§ The data

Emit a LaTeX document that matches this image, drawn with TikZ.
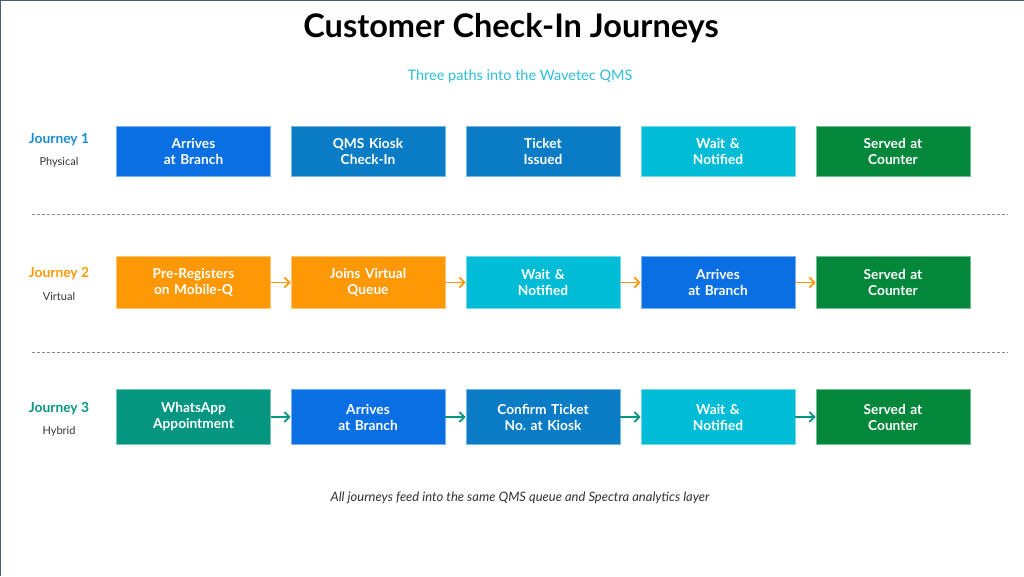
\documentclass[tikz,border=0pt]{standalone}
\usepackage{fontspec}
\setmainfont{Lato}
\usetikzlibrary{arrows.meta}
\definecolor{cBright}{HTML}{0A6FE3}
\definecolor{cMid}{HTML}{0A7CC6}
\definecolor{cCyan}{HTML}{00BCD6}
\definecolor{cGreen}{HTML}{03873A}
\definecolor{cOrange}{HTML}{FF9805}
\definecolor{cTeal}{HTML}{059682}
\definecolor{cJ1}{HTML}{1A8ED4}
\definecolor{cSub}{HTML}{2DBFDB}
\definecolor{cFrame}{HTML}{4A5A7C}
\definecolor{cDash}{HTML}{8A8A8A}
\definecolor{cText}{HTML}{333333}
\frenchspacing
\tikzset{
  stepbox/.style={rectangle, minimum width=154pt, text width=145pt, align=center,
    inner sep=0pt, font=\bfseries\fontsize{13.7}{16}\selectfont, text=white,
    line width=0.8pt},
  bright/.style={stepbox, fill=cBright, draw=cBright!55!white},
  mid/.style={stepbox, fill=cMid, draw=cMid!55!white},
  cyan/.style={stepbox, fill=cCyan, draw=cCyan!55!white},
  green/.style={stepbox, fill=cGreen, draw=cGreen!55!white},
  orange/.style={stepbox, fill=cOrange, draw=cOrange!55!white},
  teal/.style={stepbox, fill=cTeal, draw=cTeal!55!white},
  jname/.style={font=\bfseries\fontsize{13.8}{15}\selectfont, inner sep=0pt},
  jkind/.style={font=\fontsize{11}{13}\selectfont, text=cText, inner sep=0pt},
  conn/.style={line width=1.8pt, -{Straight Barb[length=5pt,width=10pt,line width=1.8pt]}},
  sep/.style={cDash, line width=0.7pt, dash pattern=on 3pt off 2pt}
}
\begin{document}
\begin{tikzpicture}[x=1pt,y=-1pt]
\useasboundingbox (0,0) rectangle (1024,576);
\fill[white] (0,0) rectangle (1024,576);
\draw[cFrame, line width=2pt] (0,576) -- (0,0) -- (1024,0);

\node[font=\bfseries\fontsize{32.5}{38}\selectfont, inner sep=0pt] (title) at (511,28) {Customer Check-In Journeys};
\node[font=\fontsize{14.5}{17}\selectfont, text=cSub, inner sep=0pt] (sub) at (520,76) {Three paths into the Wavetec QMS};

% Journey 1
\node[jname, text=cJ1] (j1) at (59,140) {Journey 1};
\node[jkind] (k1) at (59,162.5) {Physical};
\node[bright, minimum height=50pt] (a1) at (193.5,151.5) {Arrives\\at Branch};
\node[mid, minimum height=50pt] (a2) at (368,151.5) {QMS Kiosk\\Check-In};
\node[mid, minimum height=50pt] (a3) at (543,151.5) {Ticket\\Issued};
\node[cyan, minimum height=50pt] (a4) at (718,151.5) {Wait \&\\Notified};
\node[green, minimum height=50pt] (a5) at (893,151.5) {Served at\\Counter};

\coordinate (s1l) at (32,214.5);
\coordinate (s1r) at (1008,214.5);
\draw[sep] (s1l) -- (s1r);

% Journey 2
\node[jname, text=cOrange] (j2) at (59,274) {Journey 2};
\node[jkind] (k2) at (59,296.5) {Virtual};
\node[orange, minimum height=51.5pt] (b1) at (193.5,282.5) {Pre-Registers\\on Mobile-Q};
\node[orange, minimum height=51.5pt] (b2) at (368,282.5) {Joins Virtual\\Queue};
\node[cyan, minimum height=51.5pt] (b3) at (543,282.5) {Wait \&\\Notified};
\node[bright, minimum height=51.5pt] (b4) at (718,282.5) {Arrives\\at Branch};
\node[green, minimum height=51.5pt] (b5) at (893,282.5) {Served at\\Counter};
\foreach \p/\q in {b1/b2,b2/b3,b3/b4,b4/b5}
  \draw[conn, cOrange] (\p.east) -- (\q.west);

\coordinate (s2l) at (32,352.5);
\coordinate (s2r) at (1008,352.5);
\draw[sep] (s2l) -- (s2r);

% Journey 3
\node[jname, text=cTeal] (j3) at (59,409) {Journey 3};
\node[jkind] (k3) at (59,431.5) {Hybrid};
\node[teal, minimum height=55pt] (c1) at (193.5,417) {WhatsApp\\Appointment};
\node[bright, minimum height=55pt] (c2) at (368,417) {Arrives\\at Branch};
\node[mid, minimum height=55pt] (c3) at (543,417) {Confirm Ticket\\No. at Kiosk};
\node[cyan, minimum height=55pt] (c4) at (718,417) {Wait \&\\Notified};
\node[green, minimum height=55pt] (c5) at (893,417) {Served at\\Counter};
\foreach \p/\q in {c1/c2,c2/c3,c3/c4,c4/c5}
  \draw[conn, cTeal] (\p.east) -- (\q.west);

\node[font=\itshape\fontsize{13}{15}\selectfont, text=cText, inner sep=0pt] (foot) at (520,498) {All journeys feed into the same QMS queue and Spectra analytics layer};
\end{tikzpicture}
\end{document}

...

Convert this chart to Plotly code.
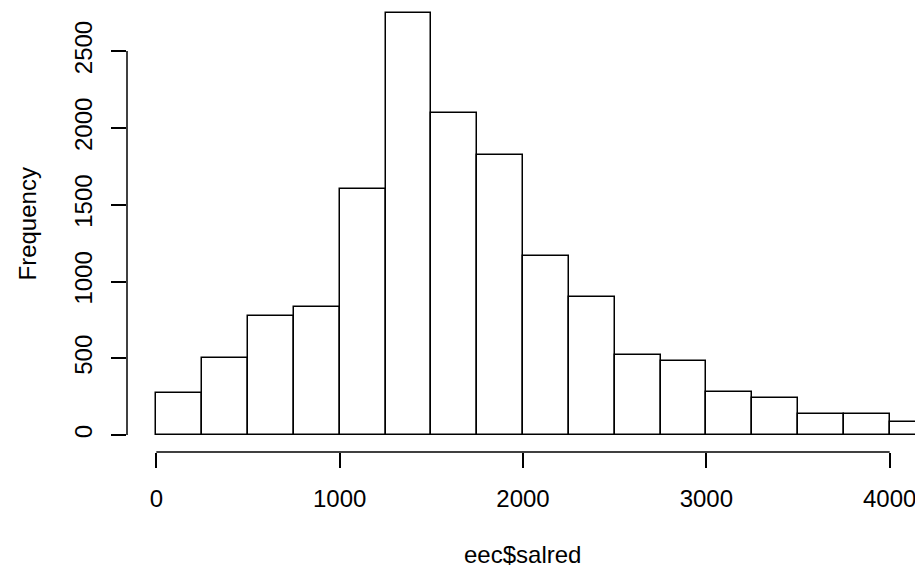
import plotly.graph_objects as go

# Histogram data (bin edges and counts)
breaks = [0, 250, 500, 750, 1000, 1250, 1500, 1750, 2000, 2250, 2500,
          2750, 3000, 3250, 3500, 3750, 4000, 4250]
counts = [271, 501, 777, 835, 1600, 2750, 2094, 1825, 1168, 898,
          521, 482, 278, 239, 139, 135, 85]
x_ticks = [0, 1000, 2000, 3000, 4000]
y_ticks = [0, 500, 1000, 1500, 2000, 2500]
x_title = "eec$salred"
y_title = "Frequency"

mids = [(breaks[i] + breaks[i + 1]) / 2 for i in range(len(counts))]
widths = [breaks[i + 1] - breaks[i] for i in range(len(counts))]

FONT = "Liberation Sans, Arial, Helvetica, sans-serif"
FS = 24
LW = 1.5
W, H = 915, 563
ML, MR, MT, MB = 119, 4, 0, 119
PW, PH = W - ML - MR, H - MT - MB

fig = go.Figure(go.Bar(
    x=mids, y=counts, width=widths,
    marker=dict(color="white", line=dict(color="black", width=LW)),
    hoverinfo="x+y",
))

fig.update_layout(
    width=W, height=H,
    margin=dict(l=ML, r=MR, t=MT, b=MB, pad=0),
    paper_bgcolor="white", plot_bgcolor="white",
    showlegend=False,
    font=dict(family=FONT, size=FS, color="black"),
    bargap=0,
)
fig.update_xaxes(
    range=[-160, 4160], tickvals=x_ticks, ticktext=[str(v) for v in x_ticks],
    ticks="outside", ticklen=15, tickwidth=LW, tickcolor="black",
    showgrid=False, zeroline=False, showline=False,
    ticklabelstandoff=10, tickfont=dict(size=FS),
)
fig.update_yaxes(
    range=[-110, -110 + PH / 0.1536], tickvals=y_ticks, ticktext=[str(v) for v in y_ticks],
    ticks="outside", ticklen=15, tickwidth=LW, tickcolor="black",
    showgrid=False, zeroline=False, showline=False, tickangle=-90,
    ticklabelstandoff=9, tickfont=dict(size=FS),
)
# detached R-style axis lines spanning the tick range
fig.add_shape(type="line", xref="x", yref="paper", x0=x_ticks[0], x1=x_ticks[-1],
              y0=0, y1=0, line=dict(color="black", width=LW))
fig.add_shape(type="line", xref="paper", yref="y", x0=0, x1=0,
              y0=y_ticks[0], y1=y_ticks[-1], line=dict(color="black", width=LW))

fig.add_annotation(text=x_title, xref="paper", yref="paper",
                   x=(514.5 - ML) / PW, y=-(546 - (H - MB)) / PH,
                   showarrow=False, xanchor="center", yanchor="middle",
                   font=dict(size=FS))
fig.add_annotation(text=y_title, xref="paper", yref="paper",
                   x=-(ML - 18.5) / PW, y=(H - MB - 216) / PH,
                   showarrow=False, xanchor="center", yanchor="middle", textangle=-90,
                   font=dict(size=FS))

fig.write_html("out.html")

==

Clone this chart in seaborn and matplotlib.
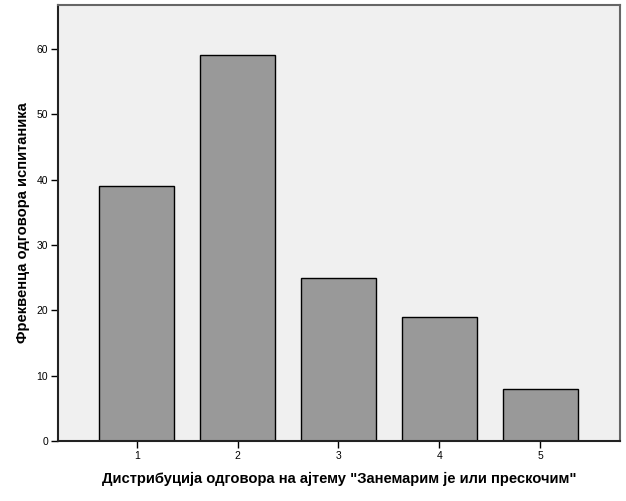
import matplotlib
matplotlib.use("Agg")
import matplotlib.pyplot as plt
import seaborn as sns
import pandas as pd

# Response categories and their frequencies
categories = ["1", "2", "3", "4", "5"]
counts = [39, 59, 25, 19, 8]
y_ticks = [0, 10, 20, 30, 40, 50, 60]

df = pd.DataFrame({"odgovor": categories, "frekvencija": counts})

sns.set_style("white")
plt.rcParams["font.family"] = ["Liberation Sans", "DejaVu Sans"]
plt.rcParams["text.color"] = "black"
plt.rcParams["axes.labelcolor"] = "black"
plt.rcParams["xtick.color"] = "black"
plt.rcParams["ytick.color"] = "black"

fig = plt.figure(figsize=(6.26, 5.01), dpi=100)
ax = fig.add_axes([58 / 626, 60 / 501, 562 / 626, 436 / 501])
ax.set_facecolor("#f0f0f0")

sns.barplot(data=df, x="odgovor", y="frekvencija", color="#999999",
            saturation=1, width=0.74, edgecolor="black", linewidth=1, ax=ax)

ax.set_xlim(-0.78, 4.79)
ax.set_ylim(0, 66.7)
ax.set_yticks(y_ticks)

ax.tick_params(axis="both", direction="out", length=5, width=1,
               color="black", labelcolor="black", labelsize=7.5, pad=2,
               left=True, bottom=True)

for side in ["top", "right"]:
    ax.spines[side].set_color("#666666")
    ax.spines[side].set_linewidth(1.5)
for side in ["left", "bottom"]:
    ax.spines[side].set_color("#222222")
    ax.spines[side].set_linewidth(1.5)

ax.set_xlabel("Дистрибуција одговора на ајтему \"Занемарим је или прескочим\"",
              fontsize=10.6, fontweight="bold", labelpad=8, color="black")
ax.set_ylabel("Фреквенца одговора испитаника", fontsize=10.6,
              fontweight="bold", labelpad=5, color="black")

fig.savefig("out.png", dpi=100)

§ Work to complete
Restate word for word the part that opens with the line containing "Clone this chart in seaborn and matplotlib." and closes with the line containing "y_ticks = [0, 10, 20, 30, 40, 50, 60]", both ends included, and nothing else. Omit any images.

§ Task answer
Clone this chart in seaborn and matplotlib.
import matplotlib
matplotlib.use("Agg")
import matplotlib.pyplot as plt
import seaborn as sns
import pandas as pd

# Response categories and their frequencies
categories = ["1", "2", "3", "4", "5"]
counts = [39, 59, 25, 19, 8]
y_ticks = [0, 10, 20, 30, 40, 50, 60]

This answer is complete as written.